If you’ve been hiking on Southbury Land Trust preserves, or along the 2,000+ miles of the Appalachian Trail, or any of the 57 trails that make up CT’s Blue-Blazed trails, you are probably familiar with tree blazes. Blazes are simply a directional to help you find your way.


Blue blazes on a tree show direction of the trail

From the beginning of time, people used various methods to mark their travels-among them, cairns to bent tree branches. What we call blazes may have simply started as a cut made by an axe into a tree to mark the path.


Today, it’s common and standardized on most trail networks to see colored rectangles set vertically on a tree and painted right on the bark to indicate the marked trail.


Here are a few samples of how to read blazes: One vertical blaze, straight up, means the trail continues straight.

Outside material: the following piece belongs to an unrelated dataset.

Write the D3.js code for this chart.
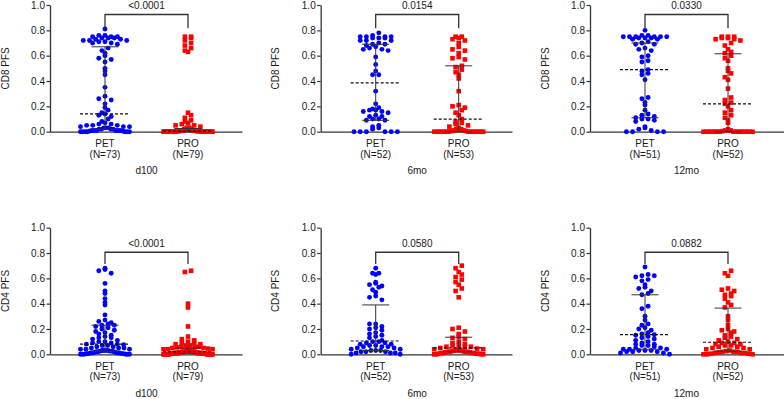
<!DOCTYPE html>
<html lang="en">
<head>
<meta charset="UTF-8">
<title>PFS scatter</title>
<script src="https://cdn.jsdelivr.net/npm/d3@7"></script>
<style>
  body { margin: 0; background: #fff; }
  svg text { font-family: "Liberation Sans", Arial, sans-serif; font-size: 10px; fill: #1a1a1a; }
</style>
</head>
<body>
<script>
// groups and labels
var groups = ["PET", "PRO"];
var timepoints = ["d100", "6mo", "12mo"];
var yTitles = ["CD8 PFS", "CD4 PFS"];
var yTicks = [0, 0.2, 0.4, 0.6, 0.8, 1.0];
var nTop = [[73, 79], [52, 53], [51, 52]];
var nBottom = [[73, 79], [52, 53], [51, 52]];
var pTop = ["<0.0001", "0.0154", "0.0330"];
var pBottom = ["<0.0001", "0.0580", "0.0882"];

// CD8 values
var cd8D100Pet = [0.81, 0.76, 0.76, 0.75, 0.75, 0.75, 0.74, 0.74, 0.74, 0.73, 0.73, 0.72, 0.72, 0.72, 0.71, 0.71, 0.70, 0.70, 0.69,
  0.66, 0.64, 0.62, 0.60, 0.58, 0.57, 0.55, 0.50, 0.48, 0.45, 0.35, 0.28, 0.26, 0.25, 0.22,
  0.19, 0.17, 0.15, 0.14,
  0.13, 0.12, 0.10, 0.08, 0.07, 0.06, 0.06, 0.05, 0.05, 0.05, 0.04, 0.04, 0.04, 0.03, 0.03, 0.03, 0.02, 0.02, 0.02, 0.02,
  0.01, 0.01, 0.01, 0.01, 0.01, 0.01, 0.005, 0.005, 0, 0, 0, 0, 0, 0, 0];
var cd8D100Pro = [0.75, 0.75, 0.74, 0.72, 0.70, 0.68, 0.66, 0.64, 0.63,
  0.15, 0.13, 0.11, 0.09, 0.08, 0.07, 0.06, 0.05, 0.05, 0.04,
  0.03, 0.03, 0.03, 0.03, 0.02, 0.02, 0.02, 0.02, 0.02, 0.02,
  0.01, 0.01, 0.01, 0.01, 0.01, 0.01, 0.01, 0.01, 0.01, 0.01,
  0.005, 0.005, 0.005, 0.005, 0.005, 0.005, 0.005, 0.005, 0.005, 0.005,
  0, 0, 0, 0, 0, 0, 0, 0, 0, 0, 0, 0, 0, 0, 0, 0, 0, 0, 0, 0, 0, 0, 0, 0, 0, 0, 0, 0, 0, 0];
var cd86moPet = [0.78, 0.76, 0.75, 0.75, 0.75, 0.75, 0.74, 0.74, 0.74, 0.72, 0.72, 0.72, 0.70, 0.69, 0.69, 0.68, 0.67, 0.66, 0.65, 0.65, 0.64,
  0.59, 0.53, 0.48, 0.45, 0.45,
  0.32, 0.22, 0.19, 0.18, 0.17, 0.17, 0.16, 0.16, 0.15, 0.13, 0.12, 0.12, 0.10, 0.10, 0.09, 0.09,
  0.05, 0.04, 0.03, 0.02,
  0, 0, 0, 0, 0, 0];
var cd86moPro = [0.75, 0.75, 0.74, 0.73, 0.72, 0.70, 0.67, 0.65, 0.64, 0.62, 0.59, 0.58, 0.57,
  0.52, 0.51, 0.49, 0.47, 0.45, 0.42,
  0.32,
  0.21, 0.20, 0.19, 0.17, 0.15, 0.13, 0.10,
  0.08, 0.07, 0.06, 0.05, 0.04, 0.03, 0.02, 0.02, 0.01, 0.01, 0.005, 0.005,
  0, 0, 0, 0, 0, 0, 0, 0, 0, 0, 0, 0, 0, 0];
var cd812moPet = [0.80, 0.76, 0.76, 0.75, 0.75, 0.75, 0.75, 0.75, 0.75, 0.74, 0.74, 0.74, 0.73, 0.73,
  0.71, 0.70, 0.69, 0.69,
  0.66, 0.65, 0.64,
  0.60, 0.59,
  0.56, 0.55,
  0.49, 0.48, 0.46, 0.45, 0.41,
  0.27, 0.26, 0.23, 0.21,
  0.17, 0.14, 0.13, 0.12, 0.11, 0.10, 0.10, 0.09, 0.08,
  0.04, 0.03, 0.02, 0.01, 0, 0, 0, 0];
var cd812moPro = [0.75, 0.75, 0.75, 0.74, 0.74, 0.73, 0.73, 0.72,
  0.70, 0.68, 0.65, 0.63, 0.62,
  0.60, 0.58, 0.56,
  0.50, 0.48, 0.46, 0.43, 0.41,
  0.34,
  0.27, 0.25, 0.23, 0.22, 0.20, 0.17, 0.15, 0.13, 0.11, 0.09, 0.07,
  0.02, 0.01, 0.01, 0.005,
  0, 0, 0, 0, 0, 0, 0, 0, 0, 0, 0, 0, 0, 0, 0];

// CD4 values
var cd4D100Pet = [0.68, 0.67, 0.66, 0.64, 0.56, 0.50, 0.48, 0.44, 0.41, 0.39, 0.31, 0.27, 0.26, 0.25, 0.24, 0.23, 0.23, 0.22,
  0.21, 0.20, 0.19, 0.18, 0.17, 0.16, 0.15, 0.14, 0.13, 0.13, 0.12, 0.11, 0.10, 0.10, 0.09, 0.09, 0.08, 0.08,
  0.075, 0.07, 0.07, 0.06, 0.06, 0.05, 0.05, 0.05, 0.04, 0.04, 0.04, 0.03, 0.03, 0.03, 0.03, 0.025, 0.025, 0.025,
  0.02, 0.02, 0.02, 0.015, 0.015, 0.01, 0.01, 0.01, 0.01, 0.005, 0.005, 0.005, 0.005, 0, 0, 0, 0, 0, 0];
var cd4D100Pro = [0.66, 0.65, 0.40, 0.37, 0.22, 0.14, 0.12, 0.11, 0.10, 0.09, 0.09, 0.08, 0.08, 0.07, 0.07, 0.06, 0.06, 0.06, 0.055, 0.05,
  0.05, 0.045, 0.04, 0.04, 0.04, 0.035, 0.035, 0.03, 0.03, 0.03, 0.03, 0.025, 0.025, 0.025, 0.02, 0.02, 0.02, 0.02, 0.02, 0.02,
  0.015, 0.015, 0.015, 0.015, 0.015,
  0.01, 0.01, 0.01, 0.01, 0.01, 0.01, 0.01, 0.01, 0.01, 0.01,
  0.005, 0.005, 0.005, 0.005, 0.005, 0.005, 0.005, 0.005, 0.005, 0.005,
  0, 0, 0, 0, 0, 0, 0, 0, 0, 0, 0, 0, 0, 0];
var cd46moPet = [0.68, 0.64, 0.64, 0.63, 0.57, 0.56, 0.55, 0.54, 0.53, 0.51, 0.49, 0.46, 0.45, 0.43,
  0.24, 0.24, 0.22, 0.21, 0.20, 0.19, 0.17, 0.16, 0.15, 0.14, 0.13, 0.11,
  0.10, 0.10, 0.09, 0.09, 0.08, 0.08, 0.07, 0.07, 0.06, 0.06, 0.06, 0.05, 0.05, 0.04, 0.04, 0.03, 0.03, 0.03,
  0.02, 0.02, 0.02, 0.01, 0.01, 0.01, 0, 0];
var cd46moPro = [0.70, 0.68, 0.65, 0.63, 0.61, 0.59, 0.57, 0.55, 0.52, 0.50, 0.45,
  0.21, 0.20, 0.18, 0.16, 0.14,
  0.13, 0.12, 0.10, 0.09, 0.08, 0.07, 0.07, 0.06, 0.06, 0.06, 0.05,
  0.045, 0.04, 0.04, 0.035, 0.03, 0.03, 0.03, 0.025, 0.025, 0.02, 0.02, 0.02, 0.02,
  0.015, 0.015, 0.01, 0.01, 0.01, 0.01, 0.005, 0.005, 0.005, 0, 0, 0, 0];
var cd412moPet = [0.69, 0.63, 0.62, 0.62, 0.61, 0.59, 0.58, 0.55, 0.53, 0.52, 0.50, 0.48, 0.47,
  0.38, 0.36, 0.30,
  0.27, 0.24, 0.23, 0.21, 0.20, 0.19, 0.17, 0.16, 0.155, 0.15,
  0.14, 0.13, 0.12, 0.11, 0.10, 0.09, 0.08, 0.08, 0.07, 0.07, 0.06, 0.05, 0.05, 0.04, 0.04, 0.04,
  0.03, 0.03, 0.03, 0.02, 0.02, 0.02, 0.01, 0.01, 0];
var cd412moPro = [0.66, 0.64, 0.62, 0.52, 0.51, 0.50, 0.48, 0.47, 0.46, 0.44, 0.41, 0.39, 0.37,
  0.30, 0.27, 0.23, 0.20, 0.19, 0.18, 0.17, 0.15, 0.14, 0.13, 0.12, 0.11, 0.10,
  0.09, 0.09, 0.08, 0.08, 0.07, 0.07, 0.06, 0.06, 0.05, 0.05, 0.04, 0.04, 0.03, 0.025,
  0.02, 0.02, 0.02, 0.015, 0.01, 0.01, 0.01, 0.005, 0.005, 0, 0, 0];

// [q1, median, q3] as drawn
var cd8Stats = [
  [[0.02, 0.14, 0.67], [0.0, 0.005, 0.025]],
  [[0.09, 0.385, 0.69], [0.0, 0.10, 0.52]],
  [[0.11, 0.49, 0.70], [0.0, 0.22, 0.615]]
];
var cd4Stats = [
  [[0.025, 0.08, 0.23], [0.005, 0.02, 0.05]],
  [[0.03, 0.105, 0.39], [0.02, 0.05, 0.135]],
  [[0.04, 0.155, 0.47], [0.025, 0.095, 0.365]]
];

// bracket levels per row
var bracketTop = [0.925, 0.806];
var bracketFoot = [0.816, 0.713];

var width = 784, height = 399;
var rowZero = [131.7, 354.3], rowOne = [5, 227.7];
var colLeft = [50, 320.7, 590], colRight = [242, 512, 784];

var panels = [
  { row: 0, col: 0, vals: [cd8D100Pet, cd8D100Pro], stats: cd8Stats[0], n: nTop[0], p: pTop[0] },
  { row: 0, col: 1, vals: [cd86moPet, cd86moPro], stats: cd8Stats[1], n: nTop[1], p: pTop[1] },
  { row: 0, col: 2, vals: [cd812moPet, cd812moPro], stats: cd8Stats[2], n: nTop[2], p: pTop[2] },
  { row: 1, col: 0, vals: [cd4D100Pet, cd4D100Pro], stats: cd4Stats[0], n: nBottom[0], p: pBottom[0] },
  { row: 1, col: 1, vals: [cd46moPet, cd46moPro], stats: cd4Stats[1], n: nBottom[1], p: pBottom[1] },
  { row: 1, col: 2, vals: [cd412moPet, cd412moPro], stats: cd4Stats[2], n: nBottom[2], p: pBottom[2] }
];

var svg = d3.select("body").append("svg").attr("width", width).attr("height", height);

// spread points of similar value side by side (GraphPad style)
function swarm(values, y, binPx, step, maxHalf) {
  var pts = values.map(function (v) { return { v: v, dx: 0 }; });
  var bins = d3.group(pts, function (d) { return Math.floor((y(0) - y(d.v)) / binPx); });
  bins.forEach(function (b) {
    b.sort(function (a, c) { return c.v - a.v; });
    var n = b.length;
    var s = n > 1 ? Math.min(step, 2 * maxHalf / (n - 1)) : 0;
    b.forEach(function (d, k) {
      var slot = k === 0 ? 0 : (k % 2 ? -Math.ceil(k / 2) : Math.ceil(k / 2));
      d.dx = (slot + (n % 2 === 0 ? 0.5 : 0)) * s;
    });
  });
  return pts;
}

panels.forEach(function (p) {
  var left = colLeft[p.col];
  var y = d3.scaleLinear().domain([0, 1]).range([rowZero[p.row], rowOne[p.row]]);
  var x = d3.scalePoint().domain(groups).range([left + 55, left + 138]);
  var g = svg.append("g");

  // axes
  var ya = g.append("g").attr("transform", "translate(" + left + ",0)")
    .call(d3.axisLeft(y).tickValues(yTicks).tickFormat(d3.format(".1f"))
      .tickSize(3.5).tickSizeOuter(0).tickPadding(1.5));
  ya.select(".domain").attr("stroke", "#333").attr("stroke-width", 1.3);
  ya.selectAll(".tick line").attr("stroke", "#333").attr("stroke-width", 1.2);
  ya.selectAll(".tick text").attr("fill", "#1a1a1a").style("font-size", "10px")
    .style("font-family", "'Liberation Sans', Arial, sans-serif");

  var xa = g.append("g").attr("transform", "translate(0," + y(0) + ")")
    .call(d3.axisBottom(d3.scaleLinear().range([left, colRight[p.col]])).tickValues([]).tickSizeOuter(0));
  xa.select(".domain").attr("stroke", "#333").attr("stroke-width", 1.3);

  // y title
  g.append("text")
    .attr("transform", "translate(" + (left - 45) + "," + (y(0.5)) + ") rotate(-90)")
    .attr("text-anchor", "middle").attr("dy", "0.35em")
    .text(yTitles[p.row]);

  // points
  groups.forEach(function (grp, gi) {
    var pts = swarm(p.vals[gi], y, 4.5, 6.2, 24.5);
    if (gi === 0) {
      g.append("g").selectAll("circle").data(pts).enter().append("circle")
        .attr("cx", function (d) { return x(grp) + d.dx; })
        .attr("cy", function (d) { return y(d.v); })
        .attr("r", 2.45)
        .attr("fill", "#0000ff");
    } else {
      g.append("g").selectAll("rect").data(pts).enter().append("rect")
        .attr("x", function (d) { return x(grp) + d.dx - 2.3; })
        .attr("y", function (d) { return y(d.v) - 2.3; })
        .attr("width", 4.6).attr("height", 4.6)
        .attr("fill", "#ff0000");
    }

    // median + interquartile range
    var st = p.stats[gi];
    var cx = x(grp);
    g.append("line").attr("x1", cx).attr("x2", cx).attr("y1", y(st[0])).attr("y2", y(st[2]))
      .attr("stroke", "#333").attr("stroke-width", 1);
    [st[0], st[2]].forEach(function (q) {
      g.append("line").attr("x1", cx - 13.5).attr("x2", cx + 13.5).attr("y1", y(q)).attr("y2", y(q))
        .attr("stroke", "#333").attr("stroke-width", 1);
    });
    g.append("line").attr("x1", cx - 25).attr("x2", cx + 25).attr("y1", y(st[1])).attr("y2", y(st[1]))
      .attr("stroke", "#111").attr("stroke-width", 1.2).attr("stroke-dasharray", "3,2");

    // group labels
    g.append("text").attr("x", cx).attr("y", y(0) + 15.3).attr("text-anchor", "middle").text(grp);
    g.append("text").attr("x", cx).attr("y", y(0) + 26).attr("text-anchor", "middle").text("(N=" + p.n[gi] + ")");
  });

  // timepoint label
  g.append("text").attr("x", (x("PET") + x("PRO")) / 2).attr("y", y(0) + 42.3)
    .attr("text-anchor", "middle").text(timepoints[p.col]);

  // significance bracket
  var top = y(bracketTop[p.row]), foot = y(bracketFoot[p.row]);
  g.append("path")
    .attr("d", "M" + x("PET") + "," + foot + "V" + top + "H" + x("PRO") + "V" + foot)
    .attr("fill", "none").attr("stroke", "#333").attr("stroke-width", 1.3);
  g.append("text").attr("x", (x("PET") + x("PRO")) / 2).attr("y", top - 5.5)
    .attr("text-anchor", "middle").text(p.p);
});
</script>
</body>
</html>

Two blazes with the right blaze set higher lets you know to take a right turn; conversely, a left blaze offset higher to the right blaze means to turn left. Two horizontal blazes designate the end of that particular trail.


Why are the marks called blazes? It may be a carryover, going back to the 1700s or before, when one would “blaze their way” through a forest.


Yes, there are different marks used for different purposes. In Pennsylvania, for instance, the conservation commission uses color blazes to indicate trail usage. Red signals a multi-use trail where horses and foot traffic are allowed. Orange blazes mean the trail is for foot traffic only.


Land trusts often use the colors blue, red, orange, and white to show the different trails or loops. Variations, such as adding a circle to the rectangle, are possible depending on the land trust. White blazes are the norm on the Appalachian Trail. CT Forest and Park uses light blue on its Blue-Blazed network.


Different systems for the blazes can be found in other countries. In Norway, for instance, the red, orange, and yellow blazes indicate seasonal use. In this example, the blaze colors tell hikers that these trails are good options in late summer and fall.


Unlike ski areas, where signage indicates difficulty ratings, hiking trail blazes do not necessarily correlate to how hard the trail might be. For that, you should read the online maps, topo maps, and info sheets at trailheads.